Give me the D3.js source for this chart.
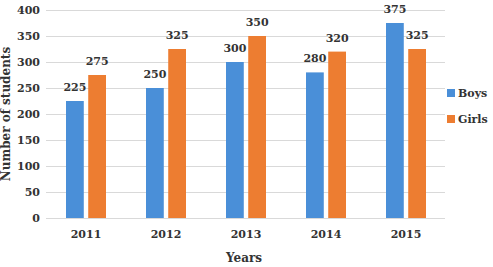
<!DOCTYPE html>
<html><head><meta charset="utf-8">
<script src="https://cdn.jsdelivr.net/npm/d3@7"></script>
<style>body{margin:0;background:#fff}svg{display:block}</style>
</head><body>
<svg id="c" width="493" height="267"></svg>
<script>
const years = ["2011","2012","2013","2014","2015"];
const boys = [225,250,300,280,375];
const girls = [275,325,350,320,325];
const seriesNames = ["Boys","Girls"];
const colors = ["#4a8fd8","#ed7d31"];
const yTicks = [0,50,100,150,200,250,300,350,400];

const svg = d3.select("#c");
const font = "DejaVu Serif, Liberation Serif, serif";
const m = {left:46, right:448, top:10, bottom:218};
const x0 = d3.scaleBand().domain(years).range([m.left, 446]).paddingInner(0.5).paddingOuter(0.25);
const x1 = d3.scaleBand().domain(seriesNames).range([0, x0.bandwidth()]).paddingInner(0.2);
const y = d3.scaleLinear().domain([0,400]).range([m.bottom, m.top]);

// gridlines
svg.append("g").selectAll("line").data(yTicks).join("line")
  .attr("x1", m.left).attr("x2", 445)
  .attr("y1", d=>y(d)+0.5).attr("y2", d=>y(d)+0.5)
  .attr("stroke", "#d9d9d9").attr("stroke-width", 1);

// y axis labels
const yAxis = svg.append("g").attr("transform", `translate(${m.left-6},0)`)
  .call(d3.axisLeft(y).tickValues(yTicks).tickSize(0).tickPadding(0));
yAxis.select(".domain").remove();
yAxis.selectAll("text").attr("font-family", font).attr("font-weight","bold").attr("font-size", 11).attr("fill","#333");

// x axis labels
const xAxis = svg.append("g").attr("transform", `translate(0,${m.bottom})`)
  .call(d3.axisBottom(x0).tickSize(0).tickPadding(12));
xAxis.select(".domain").remove();
xAxis.selectAll("text").attr("font-family", font).attr("font-weight","bold").attr("font-size", 11).attr("fill","#333");

const data = years.map((yr,i)=>({year:yr, vals:[{s:"Boys",v:boys[i]},{s:"Girls",v:girls[i]}]}));
const g = svg.append("g").selectAll("g").data(data).join("g")
  .attr("transform", d=>`translate(${x0(d.year)},0)`);
g.selectAll("rect").data(d=>d.vals).join("rect")
  .attr("x", d=>x1(d.s)).attr("width", x1.bandwidth())
  .attr("y", d=>y(d.v)).attr("height", d=>y(0)-y(d.v))
  .attr("fill", (d,i)=>colors[i]);
g.selectAll("text").data(d=>d.vals).join("text")
  .attr("x", d=>x1(d.s)+x1.bandwidth()/2).attr("y", d=>y(d.v)-10)
  .attr("text-anchor","middle")
  .attr("font-family", font).attr("font-weight","bold").attr("font-size", 11).attr("fill","#333")
  .text(d=>d.v);

// axis titles
svg.append("text").attr("x", 244).attr("y", 262).attr("text-anchor","middle")
  .attr("font-family", font).attr("font-weight","bold").attr("font-size", 12).attr("fill","#333").text("Years");
svg.append("text").attr("transform","translate(10,114) rotate(-90)").attr("text-anchor","middle")
  .attr("font-family", font).attr("font-weight","bold").attr("font-size", 12).attr("fill","#333").text("Number of students");

// legend
const lg = svg.append("g").selectAll("g").data(seriesNames).join("g")
  .attr("transform", (d,i)=>`translate(447,${89+i*26})`);
lg.append("rect").attr("width",8).attr("height",8).attr("fill",(d,i)=>colors[i]);
lg.append("text").attr("x",11).attr("y",8).attr("font-family", font).attr("font-weight","bold")
  .attr("font-size", 11).attr("fill","#333").text(d=>d);
</script>
</body></html>
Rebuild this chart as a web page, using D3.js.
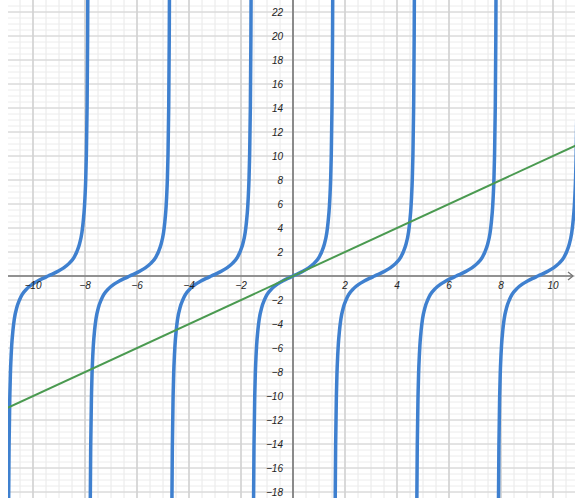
<!DOCTYPE html>
<html>
<head>
<meta charset="utf-8">
<script src="https://cdn.jsdelivr.net/npm/d3@7"></script>
<style>
  body { margin: 0; background: #fff; }
  text { font-family: "Liberation Sans", sans-serif; font-style: italic; font-size: 10px; fill: #222; }
</style>
</head>
<body>
<div id="chart"></div>
<script>
// values
// centres of the tan branches (zero crossings)
var branchCenters = [-9.42, -6.28, -3.14, 0, 3.14, 6.28, 9.42];
// one branch, offset from its centre and height
var branchDx = [-1.54, -1.53, -1.52, -1.5, -1.47, -1.45, -1.42, -1.4, -1.35, -1.3, -1.2, -1.1, -1.0, -0.8, -0.6, -0.4, -0.2, 0,
                0.2, 0.4, 0.6, 0.8, 1.0, 1.1, 1.2, 1.3, 1.35, 1.4, 1.42, 1.45, 1.47, 1.5, 1.52, 1.53, 1.54];
var branchY  = [-32.5, -24.5, -19.7, -14.1, -9.9, -8.2, -6.6, -5.8, -4.5, -3.6, -2.6, -2.0, -1.56, -1.03, -0.68, -0.42, -0.2, 0,
                0.2, 0.42, 0.68, 1.03, 1.56, 2.0, 2.6, 3.6, 4.5, 5.8, 6.6, 8.2, 9.9, 14.1, 19.7, 24.5, 32.5];
// the straight line
var lineX = [-11.5, 11.5];
var lineY = [-11.5, 11.5];
// tick labels
var xTicks = [-10, -8, -6, -4, -2, 2, 4, 6, 8, 10];
var yTicks = [-18, -16, -14, -12, -10, -8, -6, -4, -2, 2, 4, 6, 8, 10, 12, 14, 16, 18, 20, 22];

var W = 575, H = 498;
var plot = {left: 8, right: 575, top: 0, bottom: 498};

var x = d3.scaleLinear().domain([-10, 10]).range([33, 553]);
var y = d3.scaleLinear().domain([-18, 22]).range([492, 12]);

var svg = d3.select("#chart").append("svg")
    .attr("width", W)
    .attr("height", H);

svg.append("clipPath").attr("id", "clip")
    .append("rect")
    .attr("x", plot.left).attr("y", plot.top)
    .attr("width", plot.right - plot.left)
    .attr("height", plot.bottom - plot.top);

var g = svg.append("g").attr("clip-path", "url(#clip)");

// minor grid
var xMin = x.invert(plot.left), xMax = x.invert(plot.right);
var yMin = y.invert(plot.bottom), yMax = y.invert(plot.top);

g.selectAll(".vminor")
    .data(d3.range(Math.ceil(xMin * 2) / 2, xMax, 0.5))
    .enter().append("line")
    .attr("x1", d => x(d)).attr("x2", d => x(d))
    .attr("y1", plot.top).attr("y2", plot.bottom)
    .attr("stroke", "#e8e8e8").attr("stroke-width", 1);

g.selectAll(".hminor")
    .data(d3.range(Math.ceil(yMin * 2) / 2, yMax, 0.5))
    .enter().append("line")
    .attr("y1", d => y(d)).attr("y2", d => y(d))
    .attr("x1", plot.left).attr("x2", plot.right)
    .attr("stroke", "#ececec").attr("stroke-width", 1);

// major grid
g.selectAll(".vmajor")
    .data(d3.range(-10, 11, 2))
    .enter().append("line")
    .attr("x1", d => x(d)).attr("x2", d => x(d))
    .attr("y1", plot.top).attr("y2", plot.bottom)
    .attr("stroke", "#d2d2d2").attr("stroke-width", 1.6);

g.selectAll(".hmajor")
    .data(d3.range(-18, 23, 2))
    .enter().append("line")
    .attr("y1", d => y(d)).attr("y2", d => y(d))
    .attr("x1", plot.left).attr("x2", plot.right)
    .attr("stroke", "#d2d2d2").attr("stroke-width", 1.2);

// axes
g.append("line")
    .attr("x1", plot.left).attr("x2", plot.right - 2)
    .attr("y1", y(0)).attr("y2", y(0))
    .attr("stroke", "#777").attr("stroke-width", 1.3);
g.append("line")
    .attr("x1", x(0)).attr("x2", x(0))
    .attr("y1", plot.top).attr("y2", plot.bottom)
    .attr("stroke", "#777").attr("stroke-width", 1.6);

// arrow on the x axis
g.append("path")
    .attr("d", "M" + (plot.right - 7) + "," + (y(0) - 4) + " L" + (plot.right - 2) + "," + y(0) + " L" + (plot.right - 7) + "," + (y(0) + 4))
    .attr("fill", "none").attr("stroke", "#777").attr("stroke-width", 1.3);

// tick labels
svg.selectAll(".xlab")
    .data(xTicks)
    .enter().append("text")
    .attr("x", d => x(d))
    .attr("y", y(0) + 13)
    .attr("text-anchor", "middle")
    .text(d => d < 0 ? "\u2212" + (-d) : d);

svg.selectAll(".ylab")
    .data(yTicks)
    .enter().append("text")
    .attr("x", x(0) - 10)
    .attr("y", d => y(d) + 3.5)
    .attr("text-anchor", "end")
    .text(d => d < 0 ? "\u2212" + (-d) : d);

// tan branches
var branch = d3.line()
    .x(d => x(d[0]))
    .y(d => y(d[1]))
    .curve(d3.curveMonotoneX);

g.selectAll(".branch")
    .data(branchCenters)
    .enter().append("path")
    .attr("d", c => branch(branchDx.map((dx, i) => [c + dx, branchY[i]])))
    .attr("fill", "none")
    .attr("stroke", "#3f80cf")
    .attr("stroke-width", 3.5)
    .attr("stroke-linecap", "round");

// straight line
g.append("path")
    .attr("d", d3.line().x(d => x(d[0])).y(d => y(d[1]))(lineX.map((v, i) => [v, lineY[i]])))
    .attr("fill", "none")
    .attr("stroke", "#4a9a50")
    .attr("stroke-width", 2);
</script>
</body>
</html>
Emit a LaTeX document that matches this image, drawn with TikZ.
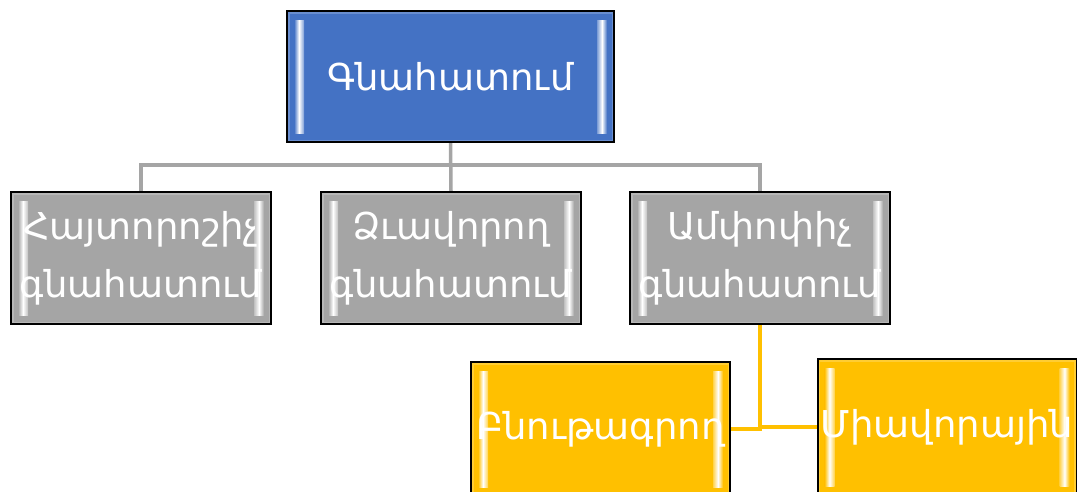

====

§ WORK TO COMPLETE
Go from the first line of the data above to the line containing "y = d3.scaleLinear().domain([0,400]).range([m.bottom, m.top]);" and retype exactly those lines, both included, but none of the pictures.

§ TASK ANSWER
Give me the D3.js source for this chart.
<!DOCTYPE html>
<html><head><meta charset="utf-8">
<script src="https://cdn.jsdelivr.net/npm/d3@7"></script>
<style>body{margin:0;background:#fff}svg{display:block}</style>
</head><body>
<svg id="c" width="493" height="267"></svg>
<script>
const years = ["2011","2012","2013","2014","2015"];
const boys = [225,250,300,280,375];
const girls = [275,325,350,320,325];
const seriesNames = ["Boys","Girls"];
const colors = ["#4a8fd8","#ed7d31"];
const yTicks = [0,50,100,150,200,250,300,350,400];

const svg = d3.select("#c");
const font = "DejaVu Serif, Liberation Serif, serif";
const m = {left:46, right:448, top:10, bottom:218};
const x0 = d3.scaleBand().domain(years).range([m.left, 446]).paddingInner(0.5).paddingOuter(0.25);
const x1 = d3.scaleBand().domain(seriesNames).range([0, x0.bandwidth()]).paddingInner(0.2);
const y = d3.scaleLinear().domain([0,400]).range([m.bottom, m.top]);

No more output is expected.